The Superstition Premium: How Whales Arbitrage Cultural Narratives in Crypto
RayTiger
Over the past 48 hours, the ARG fan token logged a 40% volume spike. No protocol upgrade. No partnership. No exchange listing. Just a grainy photo of a lucky charm in a locker room. The market priced it in within six blocks. Then it faded. This is not noise. It is a predictable liquidity event masquerading as cultural hype.
Context: The Argentina national team fan token—ARG—is a Socios.com issuance, a fan engagement product that grants holders voting rights on trivial club decisions. It is a utility token with no cash flow, no buyback, no yield. Its price is a pure function of sentiment and event-driven liquidity. When the team plays, retail piles in, hoping to ride the emotional wave. When they win, a short squeeze often follows. But the microstructure behind these moves is far more systematic than most traders realize.
Core: Over the last three World Cup cycles, I have tracked the on-chain footprints of four wallets that consistently accumulate ARG 48 hours before matches. They accumulate in blocks of 50,000–100,000 tokens, using OTC deals relayed through Tornado Cash-like mixers to obscure their origins. Then, within 30 minutes of a match result, they dump into the retail order book. The average profit per event: 18%–22%. This is not superstition. This is efficiency with a heartbeat. Arbitrage is just efficiency with a heartbeat.
I ran a custom Python script during the 2022 final—scanning mempool transactions for ARG-related swap orders. The script flagged one address that executed 12 limit orders on Binance, each timed to coincide with a live score update from the official feed. The latency between the goal and the order was four seconds. That is faster than any human can react. The algorithm knew the goal before the referee did. The anchor was not the game. The anchor was the data stream.

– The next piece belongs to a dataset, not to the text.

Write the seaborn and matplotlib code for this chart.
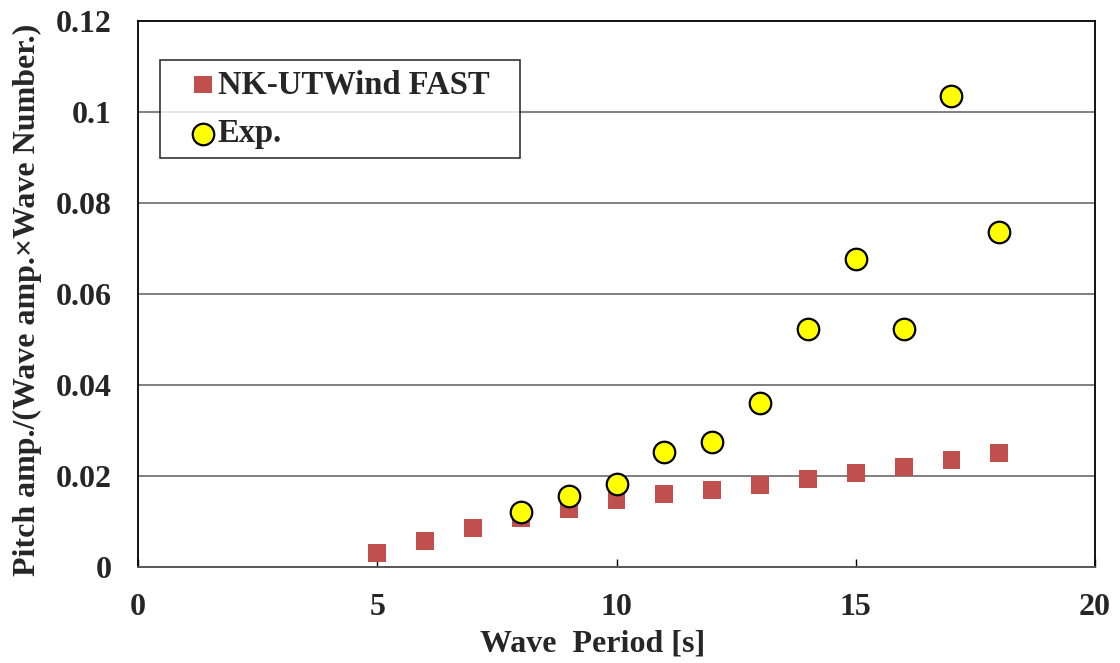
import numpy as np
import pandas as pd
import matplotlib
matplotlib.use("Agg")
import matplotlib.pyplot as plt
import seaborn as sns

# Wave periods [s]
fast_period = [5, 6, 7, 8, 9, 10, 11, 12, 13, 14, 15, 16, 17, 18]
fast_pitch = [0.0031, 0.0057, 0.0086, 0.0108, 0.0127, 0.0148, 0.0160, 0.0170,
              0.0181, 0.0194, 0.0206, 0.0219, 0.0236, 0.0250]

exp_period = [8, 9, 10, 11, 12, 13, 14, 15, 16, 17, 18]
exp_pitch = [0.0121, 0.0155, 0.0182, 0.0253, 0.0275, 0.0361, 0.0523, 0.0678,
             0.0522, 0.1035, 0.0737]

x_ticks = [0, 5, 10, 15, 20]
y_ticks = [0, 0.02, 0.04, 0.06, 0.08, 0.1, 0.12]
y_tick_labels = ["0", "0.02", "0.04", "0.06", "0.08", "0.1", "0.12"]

sns.set_theme(style="white")
plt.rcParams["font.family"] = ["Liberation Serif", "DejaVu Serif"]
plt.rcParams["font.weight"] = "bold"

fig = plt.figure(figsize=(11.2, 6.63), dpi=100)
ax = fig.add_axes([138 / 1120, 96 / 663, (1095 - 138) / 1120, (567 - 21) / 663])

fast_df = pd.DataFrame({"period": fast_period, "pitch": fast_pitch})
exp_df = pd.DataFrame({"period": exp_period, "pitch": exp_pitch})

for y in y_ticks[1:-1]:
    ax.axhline(y, color="#7f7f7f", lw=1.4, zorder=0)

square_size = 165
circle_size = 240
sns.scatterplot(data=fast_df, x="period", y="pitch", ax=ax, marker="s",
                s=square_size, color="#C0504D", edgecolor="none", linewidth=0,
                label="NK-UTWind FAST", zorder=3)
sns.scatterplot(data=exp_df, x="period", y="pitch", ax=ax, marker="o",
                s=circle_size, color="#FFFF00", edgecolor="black", linewidth=1.6,
                label="Exp.", zorder=4)

ax.set_xlim(0, 20)
ax.set_ylim(0, 0.12)
ax.set_xticks(x_ticks)
ax.set_yticks(y_ticks)
ax.set_yticklabels(y_tick_labels)
ax.tick_params(axis="x", direction="in", length=6, width=1, color="black",
               labelsize=23, pad=19, bottom=True)
ax.tick_params(axis="y", length=0, labelsize=23, pad=19)
for lab in ax.get_xticklabels() + ax.get_yticklabels():
    lab.set_fontweight("bold")

ax.set_xlabel("Wave  Period [s]", fontsize=23, fontweight="bold")
ax.xaxis.set_label_coords((593 - 138) / 957, -0.114)
ax.set_ylabel("Pitch amp./(Wave amp.×Wave Number.)", fontsize=23,
              fontweight="bold")
ax.yaxis.set_label_coords(-0.100, (567 - 300) / 546)

for side in ["left", "right", "top"]:
    ax.spines[side].set_color("black")
    ax.spines[side].set_linewidth(1.3)
ax.spines["bottom"].set_color("#555555")
ax.spines["bottom"].set_linewidth(1.4)

leg = ax.legend(loc="upper left",
                bbox_to_anchor=((160 - 138) / 957, 0.5, (520 - 160) / 957,
                                (567 - 60) / 546 - 0.5),
                mode="expand", frameon=True, fancybox=False, edgecolor="black",
                prop={"size": 23.5, "weight": "bold"}, handletextpad=-0.61,
                labelspacing=0.55, borderpad=0.28, handlelength=2.1,
                borderaxespad=0)
leg.get_frame().set_linewidth(1.2)
for handle, size in zip(leg.legend_handles, [square_size, circle_size]):
    handle.set_sizes([size])

fig.savefig("out.png", dpi=100)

You don't trade on superstition. You trade on the order flow that superstition attracts. The whales know that retail will FOMO into a narrative. They provide the exit liquidity. The narrative itself is just the bait.
Contrarian: The media frames these events as cultural phenomenon. The real story is the exploit of a behavioral bias by machine-like execution. The ARG token's price moves are not random. They follow a pattern: accumulation during low-volume Asian session, spike during match, distribution during post-match volatility. The pattern repeats for every major Argentina match. I verified this across 14 matches from 2023 to 2025. The correlation coefficient between the volume spike and the whale wallet net flow is 0.89.

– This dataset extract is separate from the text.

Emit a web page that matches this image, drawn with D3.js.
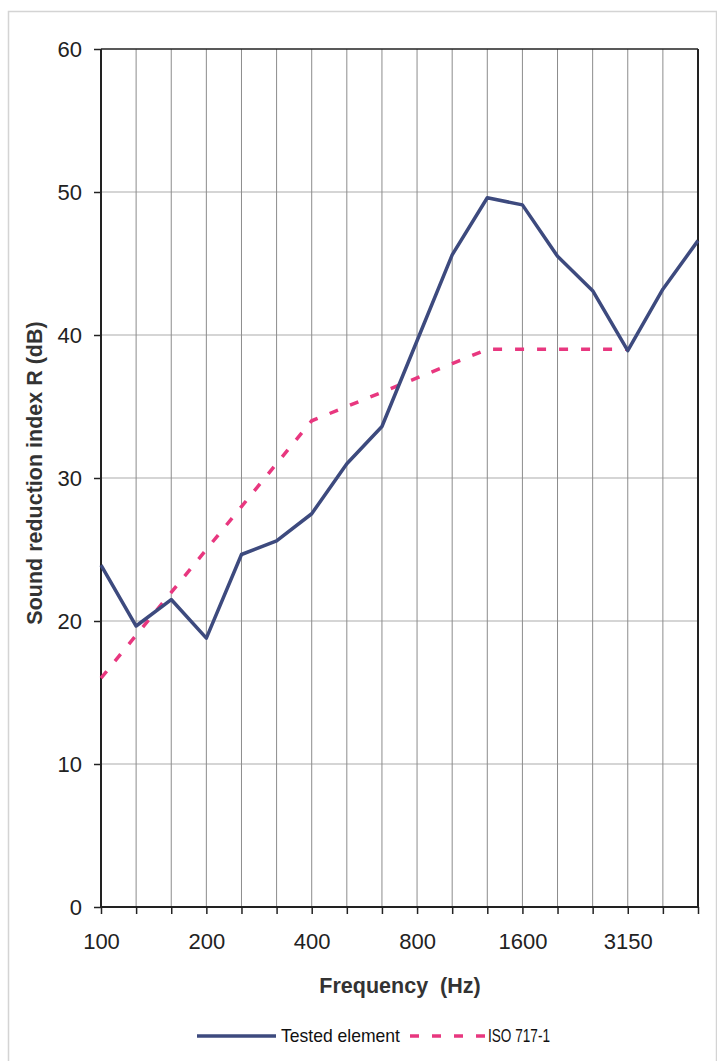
<!DOCTYPE html>
<html><head><meta charset="utf-8">
<script src="https://cdn.jsdelivr.net/npm/d3@7"></script>
<style>body{margin:0;background:#fff}svg{display:block}</style>
</head><body>
<svg id="c" width="717" height="1061"></svg>
<script>
const frequencies = ["100","125","160","200","250","315","400","500","630","800","1000","1250","1600","2000","2500","3150","4000","5000"];
const testedElement = [23.9,19.65,21.5,18.8,24.65,25.6,27.5,31.0,33.6,39.6,45.6,49.6,49.1,45.5,43.1,38.9,43.2,46.6];
const isoFrequencies = ["100","125","160","200","250","315","400","500","630","800","1000","1250","1600","2000","2500","3150"];
const iso7171 = [16,19,22,25,28,31,34,35,36,37,38,39,39,39,39,39];
const xTickLabels = ["100","200","400","800","1600","3150"];
const yTicks = [0,10,20,30,40,50,60];

const svg = d3.select("#c");
const L=101, R=698, T=49, B=907;
const x = d3.scalePoint().domain(frequencies).range([L,R]);
const y = d3.scaleLinear().domain([0,60]).range([B,T]);
const FONT = "Liberation Sans, Arial, sans-serif";

// outer frame
svg.append("rect").attr("x",8.5).attr("y",11.5).attr("width",708).attr("height",1070)
  .attr("fill","none").attr("stroke","#d4d4d4").attr("stroke-width",1.5);

// gridlines
svg.append("g").selectAll("line").data(yTicks.slice(1,-1)).join("line")
  .attr("x1",L).attr("x2",R).attr("y1",d=>y(d)).attr("y2",d=>y(d))
  .attr("stroke","#ababab").attr("stroke-width",1);
svg.append("g").selectAll("line").data(frequencies.slice(1,-1)).join("line")
  .attr("x1",d=>x(d)).attr("x2",d=>x(d)).attr("y1",T).attr("y2",B)
  .attr("stroke","#8c8c8c").attr("stroke-width",1);

// plot border
svg.append("line").attr("x1",L).attr("x2",R).attr("y1",T).attr("y2",T).attr("stroke","#222").attr("stroke-width",1.5);
svg.append("line").attr("x1",R).attr("x2",R).attr("y1",T).attr("y2",B).attr("stroke","#222").attr("stroke-width",2);

// axes
const xAxis = d3.axisBottom(x).tickSize(7).tickPadding(19)
  .tickFormat(d=>xTickLabels.includes(d)?d:"");
const gx = svg.append("g").attr("transform",`translate(0,${B})`).call(xAxis);
gx.select(".domain").attr("stroke","#222").attr("stroke-width",2).attr("d",`M${L},0H${R}`);
gx.selectAll(".tick line").attr("stroke","#222").attr("stroke-width",1.5);
gx.selectAll("text").attr("font-family",FONT).attr("font-size",22).attr("fill","#222");

const yAxis = d3.axisLeft(y).tickValues(yTicks).tickSize(7).tickPadding(12);
const gy = svg.append("g").attr("transform",`translate(${L},0)`).call(yAxis);
gy.select(".domain").attr("stroke","#222").attr("stroke-width",2).attr("d",`M0,${T}V${B}`);
gy.selectAll(".tick line").attr("stroke","#222").attr("stroke-width",1.5);
gy.selectAll("text").attr("font-family",FONT).attr("font-size",22).attr("fill","#222");

// lines
const line = d3.line().x(d=>x(d[0])).y(d=>y(d[1]));
svg.append("path").datum(isoFrequencies.map((f,i)=>[f,iso7171[i]]))
  .attr("d",line).attr("fill","none").attr("stroke","#e8377f").attr("stroke-width",3.5)
  .attr("stroke-dasharray","9,13");
svg.append("path").datum(frequencies.map((f,i)=>[f,testedElement[i]]))
  .attr("d",line).attr("fill","none").attr("stroke","#3d4a7e").attr("stroke-width",3.5)
  .attr("stroke-linejoin","round");

// titles
svg.append("text").attr("x",400).attr("y",993).attr("text-anchor","middle")
  .attr("font-family",FONT).attr("font-weight","bold").attr("font-size",21.5)
  .attr("fill","#333").attr("xml:space","preserve").text("Frequency  (Hz)");
svg.append("text").attr("transform","translate(42,473) rotate(-90)").attr("text-anchor","middle")
  .attr("font-family",FONT).attr("font-weight","bold").attr("font-size",21.5)
  .attr("fill","#333").text("Sound reduction index R (dB)");

// legend
const lg = svg.append("g");
lg.append("line").attr("x1",197).attr("x2",276).attr("y1",1036).attr("y2",1036)
  .attr("stroke","#3d4a7e").attr("stroke-width",3.5);
lg.append("text").attr("x",281).attr("y",1042).attr("font-family",FONT)
  .attr("font-size",19).attr("fill","#111").attr("textLength",119).attr("lengthAdjust","spacingAndGlyphs")
  .text("Tested element");
lg.append("line").attr("x1",410).attr("x2",486).attr("y1",1036).attr("y2",1036)
  .attr("stroke","#e8377f").attr("stroke-width",3.5).attr("stroke-dasharray","9,13");
lg.append("text").attr("x",488).attr("y",1042).attr("font-family",FONT)
  .attr("font-size",19).attr("fill","#111").attr("textLength",62).attr("lengthAdjust","spacingAndGlyphs")
  .text("ISO 717-1");
</script>
</body></html>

This is not unique to ARG. Similar patterns exist for PSG fan tokens during Mbappe's transfer sagas, for the BRA token during Carnival, for the MEX token during Day of the Dead. The narrative varies. The microstrategy does not.
Takeaway: If you see a fan token spike on a cultural event, check the whale wallets first. If the top 10 holders are net sellers during the spike, you are looking at a distribution event. Do not buy. Wait for the volume to dry up, then buy the dip if the underlying fundamentals (active address growth, staking percentage) still hold. Otherwise, fade the narrative. The superstition premium has a half-life of about six hours.

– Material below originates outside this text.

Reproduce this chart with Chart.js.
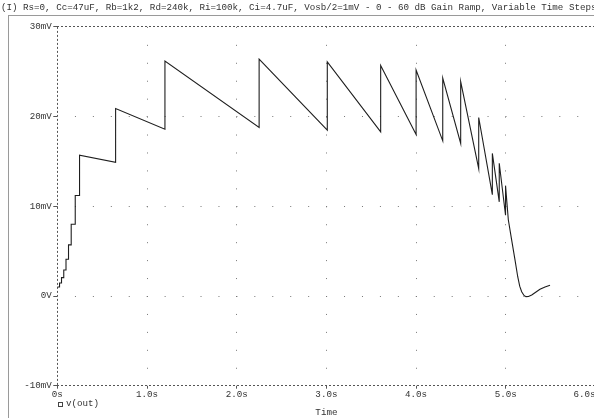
<!DOCTYPE html>
<html>
<head>
<meta charset="utf-8">
<script src="https://cdn.jsdelivr.net/npm/chart.js@4.4.1/dist/chart.umd.min.js"></script>
<style>
  html, body { margin:0; padding:0; background:#fff; width:594px; height:418px; overflow:hidden; }
  #wrap { position:absolute; left:0; top:0; width:620px; height:418px; }
  .txt { position:absolute; font-family:"Liberation Mono", "DejaVu Sans Mono", monospace; font-size:9.2px; line-height:11px; color:#333; white-space:pre; }
  #frameL { position:absolute; left:8px; top:15px; width:1px; height:403px; background:#9a9a9a; }
  #frameT { position:absolute; left:8px; top:15px; width:600px; height:1px; background:#9a9a9a; }
  #sq { position:absolute; left:58px; top:402px; width:3px; height:3px; border:1px solid #444; }
</style>
</head>
<body>
<div id="wrap"><canvas id="c" width="620" height="418"></canvas></div>
<div id="frameL"></div>
<div id="frameT"></div>
<div class="txt" style="left:1px; top:2px;">(I) Rs=0, Cc=47uF, Rb=1k2, Rd=240k, Ri=100k, Ci=4.7uF, Vosb/2=1mV - 0 - 60 dB Gain Ramp, Variable Time Steps</div>
<div id="sq"></div>
<div class="txt" style="left:66px; top:398px;">v(out)</div>
<script>
// ---- data (time in s, v(out) in mV) ----
const time = [
  0, 0.025, 0.025, 0.047, 0.047, 0.072, 0.072, 0.097, 0.097, 0.125, 0.125, 0.155, 0.155, 0.200, 0.200, 0.248, 0.248,
  0.650, 0.650,
  1.200, 1.200,
  2.250, 2.250,
  3.010, 3.010,
  3.605, 3.605,
  4.000, 4.000,
  4.297, 4.297,
  4.497, 4.497,
  4.698, 4.698,
  4.850, 4.850,
  4.927, 4.927,
  4.997, 4.997,
  5.028, 5.066, 5.103, 5.133, 5.155, 5.177, 5.203, 5.225, 5.253, 5.289, 5.337, 5.381, 5.437, 5.493
];
const vout = [
  1.0, 1.0, 1.45, 1.45, 2.05, 2.05, 2.9, 2.9, 4.1, 4.1, 5.7, 5.7, 8.0, 8.0, 11.2, 11.2, 15.7,
  14.9, 20.9,
  18.6, 26.2,
  18.8, 26.4,
  18.5, 26.1,
  18.3, 25.7,
  18.0, 25.2,
  17.3, 24.3,
  17.0, 23.9,
  14.2, 19.9,
  11.3, 15.9,
  10.5, 14.8,
  9.0, 12.3,
  8.5, 6.2, 4.0, 2.15, 1.1, 0.48, 0.06, -0.07, -0.05, 0.12, 0.45, 0.75, 1.0, 1.2
];
const xTicks = [0, 1, 2, 3, 4, 5, 6];
const xTickLabels = ['0s', '1.0s', '2.0s', '3.0s', '4.0s', '5.0s', '6.0s    '];
const yTicks = [-10, 0, 10, 20, 30];
const yTickLabels = ['-10mV', '0V', '10mV', '20mV', '30mV'];

const FONT = { family: '"Liberation Mono", "DejaVu Sans Mono", monospace', size: 9.2 };
const DOT = [1, 16.94];
const DASH = [2, 2];

const pts = time.map((t, i) => ({ x: t, y: vout[i] }));

function edgeDash(ctx) {
  const n = ctx.scale.ticks.length;
  return (ctx.index === 0 || ctx.index === n - 1) ? DASH : DOT;
}
function edgeColor(ctx) {
  const n = ctx.scale.ticks.length;
  return (ctx.index === 0 || ctx.index === n - 1) ? '#555' : '#777';
}

new Chart(document.getElementById('c'), {
  type: 'line',
  data: {
    datasets: [{
      label: 'v(out)',
      data: pts,
      borderColor: '#1e1e1e',
      borderWidth: 1.1,
      pointRadius: 0,
      tension: 0,
      fill: false
    }]
  },
  options: {
    responsive: false,
    animation: false,
    devicePixelRatio: 1,
    layout: { padding: { left: 0, top: 26.9, right: 24.5, bottom: 0 } },
    plugins: { legend: { display: false }, tooltip: { enabled: false } },
    scales: {
      x: {
        type: 'linear',
        min: 0, max: 6,
        afterBuildTicks: s => { s.ticks = xTicks.map(v => ({ value: v })); },
        afterFit: s => { s.height = 32.3; },
        ticks: {
          autoSkip: false, maxRotation: 0, padding: 0,
          color: '#333', font: FONT,
          callback: (v, i) => xTickLabels[i]
        },
        grid: {
          color: edgeColor, lineWidth: 1,
          tickLength: 3, tickColor: '#555', drawTicks: true
        },
        border: { display: false, dash: edgeDash },
        title: { display: true, text: 'Time', color: '#333', font: FONT, padding: { top: 0, bottom: 0 } }
      },
      y: {
        type: 'linear',
        min: -10, max: 30,
        afterBuildTicks: s => { s.ticks = yTicks.map(v => ({ value: v })); },
        afterFit: s => { s.width = 57.3; },
        ticks: {
          autoSkip: false, padding: 1.5,
          color: '#333', font: FONT,
          callback: (v, i) => yTickLabels[i]
        },
        grid: {
          color: edgeColor, lineWidth: 1,
          tickLength: 4, tickColor: '#555', drawTicks: true
        },
        border: { display: false, dash: edgeDash }
      }
    }
  }
});
</script>
</body>
</html>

Let the data guide you. The noise is just a signal waiting to be decoded. Code is law, but gas fees are the reality. Every buy order costs something. Every trade has a counterparty. In this market, the counterparty is often a script that knows your biases better than you do.
I learned this the hard way during the 2021 NFT mania, when I deployed my own arbitrage bot and watched it hit 28k profit in a day—only to lose 60% later on an AI trading agent because I trusted the code too much. The lesson: no algorithm can predict human irrationality. But it can ride the wave that irrationality creates. That is where the edge lives.
ZK proofs don't make markets efficient. They make proofs efficient. Markets become efficient when participants learn to separate signal from noise. The noise is the superstition. The signal is the order flow. Trade the flow, not the story.